BHP Billiton is a big producer of coal, oil, gas, iron ore, copper, nickel and uranium. Rio Tinto is a big producer of uranium, coal, iron ore, copper and aluminium. Glencore is a big producer of coal, copper, zinc and nickel. And Shell is big in oil, gas and bitumen, manufactures biofuels, and generates peak power with natural gas.
These companies employ competent geologists, physicists and chemists who could tell them that CO2 is not a pollutant and is not the primary driver of climate. They must know there is no scientific justification for the green war on hydro-carbon fuels - but none of these big miners speak out against this baseless war on their products. Some even waste shareholder funds producing glossy brochures promoting the green agenda.
Big Mining is not that dumb. Their climate concern is more motivated by self-interest - they see long-term profits flowing from the silly green agenda. They are also political cowards.
Wind and solar power are indeed "free", but to extract electricity from them is not free – it needs turbines and solar panels, generators and transformers, transmission towers and power lines all of which boosts demand for metals like steel, copper, zinc, nickel and rare earths.
Moreover, wind and solar are very diffuse power sources and need large areas of land together with webs of access roads and power lines in order to generate significant power.
The heavy machinery needed for construction, maintenance and dismantling these green power networks provide more demands for petroleum and mining products. Before one watt of green electricity is generated for consumers, green power has boosted demand for most products of Big Mining.
Green power also needs back-up power ready to swing into action immediately the wind drops or clouds obscure the sun. This is great news for reliable energy suppliers capable of rapid backup, which usually means gas. So Big Gas loves Big Green and is secretly delighted by the war on coal. Lead, nickel, cadmium and lithium miners are also delighted with the soaring demand for energy-storing batteries.
Intermittent energy producers like wind and solar also cause destructive fluctuations in electricity supply and prices – prices can fall to zero on a sunny, windy afternoon, but soar during still, sunless periods. Coal power stations cannot adjust quickly to this destructive variability in electricity prices and will be sent broke, thus providing even more markets for gas.
Big Gas is thus delighted to secretly support the war on coal as it will do wonders for the demand for gas; but they fail to understand that once Greens have destroyed coal power, they will then turn their green guns on to gas.
Uranium producers love the greens. They know that if coal and gas are banned from power generation, and all hydro-power sites are "world-heritage protected", all that is left to stabilise the electricity grids of modern society is nuclear power.
Even coal producers see short-term benefits in supporting inane green ideas like carbon capture and burial.
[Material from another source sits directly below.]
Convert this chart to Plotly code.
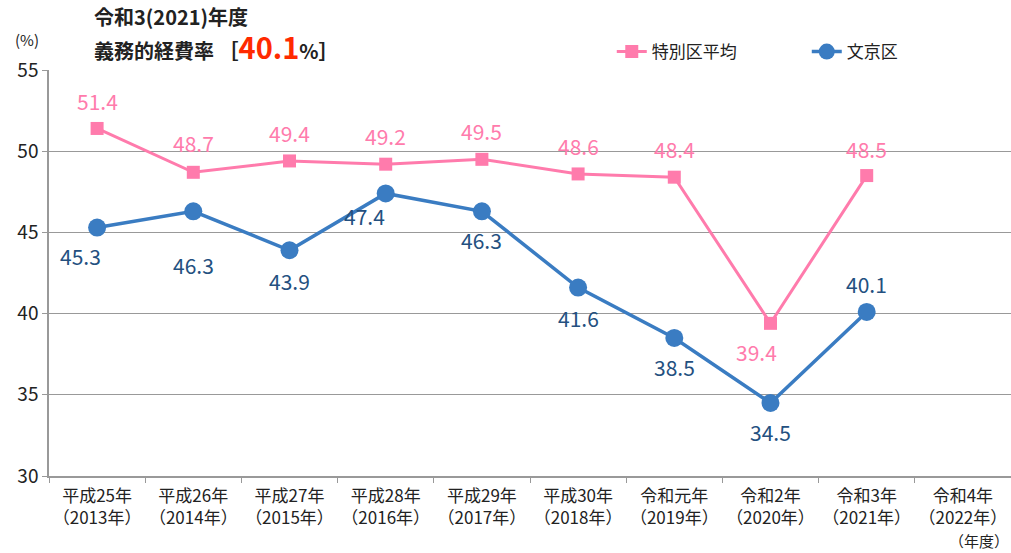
import plotly.graph_objects as go

categories = ["平成25年<br>（2013年）", "平成26年<br>（2014年）", "平成27年<br>（2015年）",
              "平成28年<br>（2016年）", "平成29年<br>（2017年）", "平成30年<br>（2018年）",
              "令和元年<br>（2019年）", "令和2年<br>（2020年）", "令和3年<br>（2021年）",
              "令和4年<br>（2022年）"]
tokubetsu = [51.4, 48.7, 49.4, 49.2, 49.5, 48.6, 48.4, 39.4, 48.5, None]
bunkyo = [45.3, 46.3, 43.9, 47.4, 46.3, 41.6, 38.5, 34.5, 40.1, None]

# label offsets (pixels) for the data labels
pink_dx = [0, 0, 0, 0, 0, 0, 0, -14, 0, 0]
pink_dy = [27, 29, 28, 28, 28, 28, 28, -29, 27, 0]
blue_dx = [-17, 0, 0, -21, 0, 0, 0, 0, 0, 0]
blue_dy = [-28, -54, -31, -23, -29, -30, -29, -29, 28, 0]

FONT = "Noto Sans CJK JP"
PINK = "#FF7BAC"
BLUE = "#3A7CC2"
BLUE_TXT = "#24507F"

fig = go.Figure()
fig.add_trace(go.Scatter(
    x=categories, y=tokubetsu, name="特別区平均", mode="lines+markers",
    line=dict(color=PINK, width=3), marker=dict(symbol="square", size=13, color=PINK),
    cliponaxis=False))
fig.add_trace(go.Scatter(
    x=categories, y=bunkyo, name="文京区", mode="lines+markers",
    line=dict(color=BLUE, width=3.5), marker=dict(symbol="circle", size=18, color=BLUE),
    cliponaxis=False))

for vals, dxs, dys, col in ((tokubetsu, pink_dx, pink_dy, PINK), (bunkyo, blue_dx, blue_dy, BLUE_TXT)):
    for c, v, dx, dy in zip(categories, vals, dxs, dys):
        if v is None:
            continue
        fig.add_annotation(x=c, y=v, text=f"{v:.1f}", showarrow=False,
                           xshift=dx, yshift=dy,
                           font=dict(family=FONT, size=21, color=col))

fig.update_layout(
    width=1011, height=553,
    margin=dict(l=49, r=0, t=70, b=77, autoexpand=False),
    plot_bgcolor="white", paper_bgcolor="white",
    font=dict(family=FONT, color="#222222"),
    showlegend=True,
    legend=dict(orientation="h", x=0.585, y=1.0, xanchor="left", yanchor="bottom",
                font=dict(family=FONT, size=17, color="#222222"),
                bgcolor="rgba(0,0,0,0)", entrywidthmode="pixels", entrywidth=150),
    xaxis=dict(type="category", range=[-0.5, 9.5], showgrid=False, automargin=False,
               showline=True, linecolor="#999999", linewidth=1.5, tickangle=0,
               ticks="outside", tickson="boundaries", ticklen=5, tickcolor="#999999",
               ticklabelstandoff=4,
               tickfont=dict(family=FONT, size=17, color="#222222")),
    yaxis=dict(range=[30, 55], dtick=5, showgrid=True, gridcolor="#999999", gridwidth=1,
               showline=True, linecolor="#999999", linewidth=1.5, automargin=False,
               ticks="outside", ticklen=5, tickcolor="#999999",
               tickfont=dict(family=FONT, size=19, color="#222222"), zeroline=False),
)

fig.add_annotation(xref="paper", yref="paper", x=0.045, y=1.0, xanchor="left", yanchor="bottom",
                   yshift=37, showarrow=False, align="left",
                   text="<b>令和3(2021)年度</b>",
                   font=dict(family=FONT, size=20, color="#222222"))
fig.add_annotation(xref="paper", yref="paper", x=0.045, y=1.0, xanchor="left", yanchor="bottom",
                   yshift=1, showarrow=False, align="left",
                   text="<b>義務的経費率 ［<span style='color:#FF2A00;font-size:29px'>40.1</span>%］</b>",
                   font=dict(family=FONT, size=20, color="#222222"))
fig.add_annotation(xref="paper", yref="paper", x=-0.023, y=1.0, xanchor="center", yanchor="bottom",
                   yshift=18, showarrow=False, text="(%)",
                   font=dict(family=FONT, size=15, color="#222222"))
fig.add_annotation(xref="paper", yref="paper", x=1.0, y=0, xanchor="right", yanchor="top",
                   yshift=-52, showarrow=False, text="（年度）",
                   font=dict(family=FONT, size=15, color="#222222"))

fig.write_html("out.html", config={"displayModeBar": False},
               post_script="document.body.style.margin='0';document.body.style.overflow='hidden';")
This would greatly increase the amount of coal needed to generate the electricity consumed to collect, separate, compress, transport and bury exhaust gases as well as to refine and fabricate all the metals needed for gas collectors, compressors and pipelines. Long term, the main beneficiaries of this industrial silliness will be nuclear power and uranium miners like Rio and BHP.
So Big Mining can extract benefits from green energy while earning political credits. And their PC executives can polish their green credentials in their suburban circles by supporting the silliness.
On the debit side are the usual victims - taxpayers and consumers of coal, oil, gas, electricity and metals; and employees and shareholders of industries being forced to close or emigrate because of expensive or unreliable electricity supply.